After completing school, Pranè was apprenticed to a local Jewish seamstress to learn tailoring. In June 1941, when she was 23, the invading Germans rounded up the Jewish men of the area and shot them to death. The remaining Jewish women, children and elderly people from Batakiai and nearby shtetls were forced into guarded barracks near the train station. Pranè brought food to them, but in September the ghetto’s 800 occupants were taken to the Gryblaukis forest and murdered.
Pranè managed to survive the war, get married, and have two small children before she and her family were exiled to Siberia in 1948. Her husband was in prison while she and the children lived in a nearby town. Eventually her husband was released and joined her, but it wasn’t until 1960 that they were allowed to return to Batakiai. Hundreds of thousands of Lithuanians shared Pranè’s experience of deportation and exile.
After half an hour of interviewing, Regina announced that it was time to take pictures, which we did under her direction. Pranè generously told us that we should take anything growing in her garden since it was too difficult for her to get down the steps to harvest her crop. We went down and tasted her delicious red currants, and gazed at the beautiful millpond just behind the house.
The rest of the interview is here, here, here, and here. A transcript of the interview in English is here.
Without the help of Regina and the town clerk I would have never met this amazing woman who spent her childhood and adolescence in the village where my family had lived just 15 years earlier. We said our good byes and took off for the cemetery and then to Tavrik (now called Taurage, pronounced tor-ah-gay), where Sheine and her children, Sore, Hirsch and Gitte took off for America.
Postscript
In November 2016 I was contacted by Egidijus Gaidauskas who spent his childhood in Botok and is interested in the history of the community. Now living in Vilnius, he is a wealth of information about Batakiai and we traded emails:
- I know Pranė Barauskienė from my little childhood - she was the best dressmaker of all surroundings. My grandma Marija Gaidauskienė used to visit Pranė very often. The Mill of Batakiai belonged to Mendel's family - the foundation of it can be seen today, close to Mr. Kanzleris' house, near the Jewish cemetery. The Mill was on the small river Ūkis (in Lithuanian it means the river of nebula or fog).

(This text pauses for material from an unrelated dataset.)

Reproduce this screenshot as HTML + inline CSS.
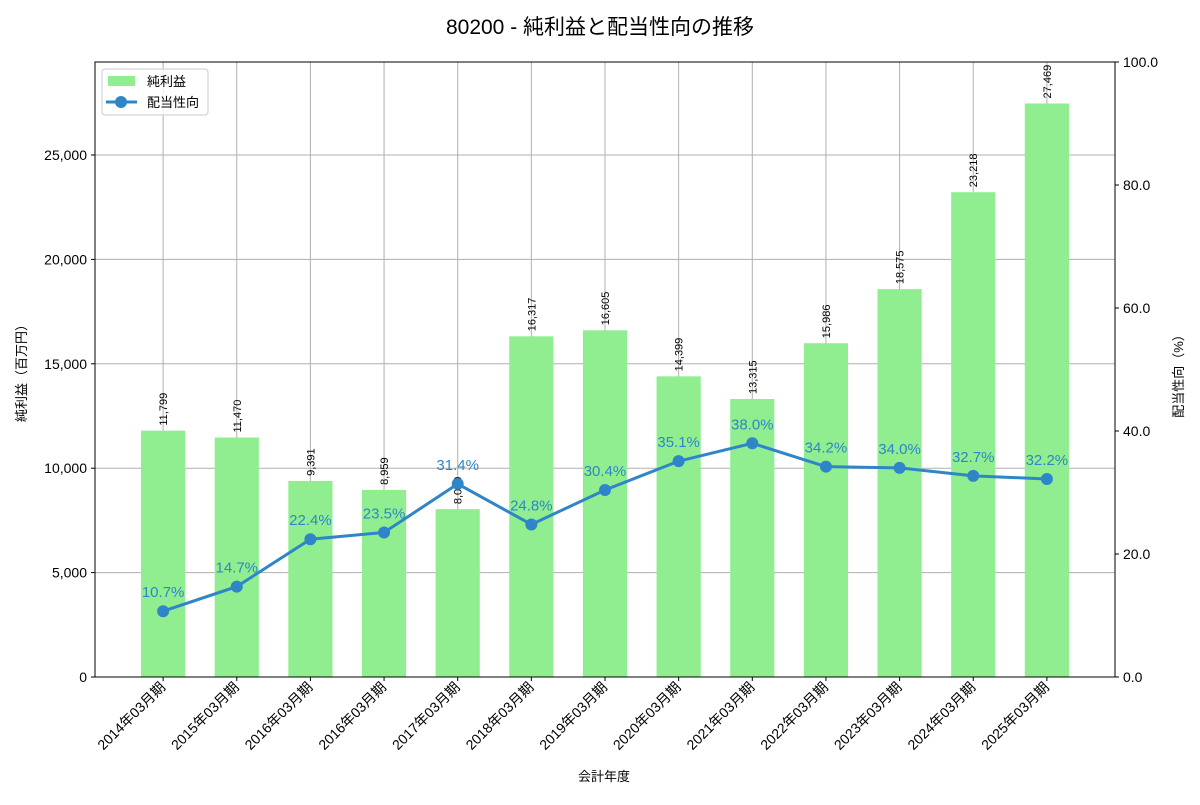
<!DOCTYPE html>
<html><head><meta charset="utf-8"><style>
body{margin:0;background:#fff;}
svg text{font-family:"Liberation Sans","Noto Sans CJK JP",sans-serif;}
</style></head><body>
<svg id="chart" width="1200" height="800" xmlns="http://www.w3.org/2000/svg">
<text x="600" y="34" text-anchor="middle" font-size="21">80200 - 純利益と配当性向の推移</text>
<g id="grid"></g><g id="bars"></g><g id="line"></g><g id="axes"></g>
</svg>
<script>
const categories=["2014年03月期","2015年03月期","2016年03月期","2016年03月期","2017年03月期","2018年03月期","2019年03月期","2020年03月期","2021年03月期","2022年03月期","2023年03月期","2024年03月期","2025年03月期"];
const netIncome=[11799,11470,9391,8959,8039,16317,16605,14399,13315,15986,18575,23218,27469];
const payout=[10.7,14.7,22.4,23.5,31.4,24.8,30.4,35.1,38.0,34.2,34.0,32.7,32.2];
const leftTicks=[0,5000,10000,15000,20000,25000];
const rightTicks=[0,20,40,60,80,100];
const NS="http://www.w3.org/2000/svg";
const L=95,R=1115,T=62,B=677;
const xPer=(R-L)/13.85;
const x=i=>L+(i+0.925)*xPer;
const yL=v=>B-v/29454*(B-T);
const yR=v=>B-v/100*(B-T);
function mk(tag,attrs,parent,txt){const e=document.createElementNS(NS,tag);for(const k in attrs)e.setAttribute(k,attrs[k]);if(txt!=null)e.textContent=txt;document.getElementById(parent).appendChild(e);return e;}
const fmt=v=>v.toLocaleString('en-US');
categories.forEach((c,i)=>{
  const g=mk('line',{x1:x(i),x2:x(i),y1:T,y2:B,stroke:'#b0b0b0','stroke-width':1},'grid');
  
  
});
leftTicks.forEach(v=>{
  const g=mk('line',{x1:L,x2:R,y1:yL(v),y2:yL(v),stroke:'#b0b0b0','stroke-width':1},'grid');
  
  
  const t=mk('text',{x:L-8,y:yL(v)+5,'text-anchor':'end','font-size':14},'axes',fmt(v));
  
  
  mk('line',{x1:L-4,x2:L,y1:yL(v),y2:yL(v),stroke:'#000'},'axes');
});
rightTicks.forEach(v=>{
  const t=mk('text',{x:R+8,y:yR(v)+5,'font-size':14},'axes',v.toFixed(1));
  
  
  mk('line',{x1:R,x2:R+4,y1:yR(v),y2:yR(v),stroke:'#000'},'axes');
});
const bw=0.6*xPer;
netIncome.forEach((v,i)=>{
  const b=mk('rect',{x:x(i)-bw/2,y:yL(v),width:bw,height:B-yL(v),fill:'#90ee90'},'bars');
  
  
  const t=mk('text',{x:0,y:0,'font-size':11,transform:`translate(${x(i)+4},${yL(v)-5}) rotate(-90)`},'bars',fmt(v));
  
  
});
const pts=payout.map((v,i)=>x(i)+','+yR(v)).join(' ');
const pl=mk('polyline',{points:pts,fill:'none',stroke:'#2e86c8','stroke-width':3},'line');


payout.forEach((v,i)=>{
  const c=mk('circle',{cx:x(i),cy:yR(v),r:6,fill:'#2e86c8'},'line');
  
  
  const t=mk('text',{x:x(i),y:yR(v)-14,'text-anchor':'middle','font-size':15,fill:'#2e86c8'},'line',v.toFixed(1)+'%');
  
  
});
categories.forEach((c,i)=>{
  mk('line',{x1:x(i),x2:x(i),y1:B,y2:B+4,stroke:'#000'},'axes');
  const t=mk('text',{x:0,y:0,'font-size':14,'text-anchor':'end',transform:`translate(${x(i)+3},${B+11}) rotate(-45)`},'axes',c);
  
  
});
const fr=mk('rect',{x:L,y:T,width:R-L,height:B-T,fill:'none',stroke:'#000','stroke-width':1},'axes');


let t=mk('text',{x:604,y:781,'text-anchor':'middle','font-size':13},'axes','会計年度');

t=mk('text',{x:0,y:0,'text-anchor':'middle','font-size':13,transform:'translate(26,370) rotate(-90)'},'axes','純利益（百万円）');

t=mk('text',{x:0,y:0,'text-anchor':'middle','font-size':13,transform:'translate(1183,373) rotate(-90)'},'axes','配当性向（%）');

const lg=mk('rect',{x:102,y:69,width:106,height:46,rx:3,fill:'#fff','fill-opacity':0.8,stroke:'#ccc'},'axes');

mk('rect',{x:108,y:76,width:27,height:10,fill:'#90ee90'},'axes');
t=mk('text',{x:147,y:86,'font-size':13},'axes','純利益');

mk('line',{x1:106,x2:137,y1:102,y2:102,stroke:'#2e86c8','stroke-width':3},'axes');
mk('circle',{cx:121,cy:102,r:6,fill:'#2e86c8'},'axes');
t=mk('text',{x:147,y:107,'font-size':13},'axes','配当性向');

</script>
</body></html>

The old barn in your picture belonged to Kobrin's family before WWII. They were Jews and were murdered in the Gryblaukis forest together with 1800 women and children (the men were killed in the Pužai forest in July) in September 1941. Only Kobrin's daughter survived. Her son Dovydas Kobrinas, as his teacher Stasė Vilienė told (she is 85 now), lives in Kaunas (former Kowno). The hill, on which stands the house and the barn, people still call Klurke's hiil - it is distorted farmstead owner's first name.
I know the exact place of Jewish Skala or Schala (ritual house) in Batakiai. I think you where very close, but you had to go a bit further on East-South. Sadly, today is a private house in this place.
My grand grand mother Rozalija Kairienė became an orphan at six years, but only Jewish family took care of her. Being a Catholic child she lived in a Jewish family for several years in Skaudvilė (Skudwill). She told that no one of other children of her age had shoes, only she - so much they loved her. So, when the Nazis took her son to guard the Jewish women and children, who where closed in barques near Batakiai, she tried to help as she could, especially with food and dresses. And she was crying loudly, hearing shootings in Gryblaukis forest that terrible September morning.
- Šliomas Mendelis (Yid. Shlomo Mendel) was a well known businessman in Batakiai. Together with his wife Base they had the Mill and a Sawmill too. Also they were trading wood in all the area. Šliomas Mendelis was 40 years old when he was murdered together with other 4 or 5 men in the first days of the War [June 1941]. As I know, they were buried separately in a bomb hole in the Gryblaukis forest. Their wives didn't know about this fact and were looking for their men, but nobody wanted to say the truth. People where shocked of this brutality. Only later it became routine. But not for all of them, I think.
- There are other Batakiai Jewish families who perished in the Shoa: Kobrins, Zilberis, Lipcisas, Kaplanas, Kleinikas, Berkis, Levitanas, Glezeris, Grinbergas, Faivus, Faifushas, Bereloviczius, Brinas, Shapiras, Grolmanas and others. And there are other Batakiai Jewish businessmen: Leja Izokienė (she had wool carding) and Jankelis Shatensteinas (store of kolonialwaren). There was Jewish bakery too, but I don't know the name of the owner. My grandma told she worked in a sawmill of Gitkin and Beichowitz., which was somewhere in a forest closer to Tauragė and Prussia (Germ. Preussen).
- I asked him why he thought no one would tell the wives of the murdered men what had happened. He said "Yes, no one wanted to say such terrible truth to wives, because they didn't know how to do this. No one was ready for this cruelty. For a long time people lived peacefully. They were neighbors, they helped each other, they lived in one community. How can you say to a woman, that your husband was shot, because he was Jew? On the first days of war it seemed unbelievable. As my grandma told, people were compassionate with these wives."
Tavrik
Now a city of 25,000, Tavrik in 1897 was a Prussian-Polish border town that was over half Jewish. The Germans largely destroyed the town in WWI, and by 1923 Jews constituted only a third of its 5500 inhabitants, the rest having been exiled to the far reaches of Russia after the war. Being so close to Prussia, Tavrik was home to many Lutherans who were almost entirely wiped out by the Soviet Union after WWII, through murder, deportation, and exile. The Soviet Union tried to remove all traces of the Lutherans’ existence and demolished their cemeteries, just as they had done with the Jewish ones. We learned all this from Regina while driving through the nondescript city. Our only stop there was at a single stone marking the location of the former Jewish cemetery, now surrounded by a residential neighborhood. We ate lunch at a cheesy history theme park whose restaurant made surprisingly good borsht, before heading to Simne.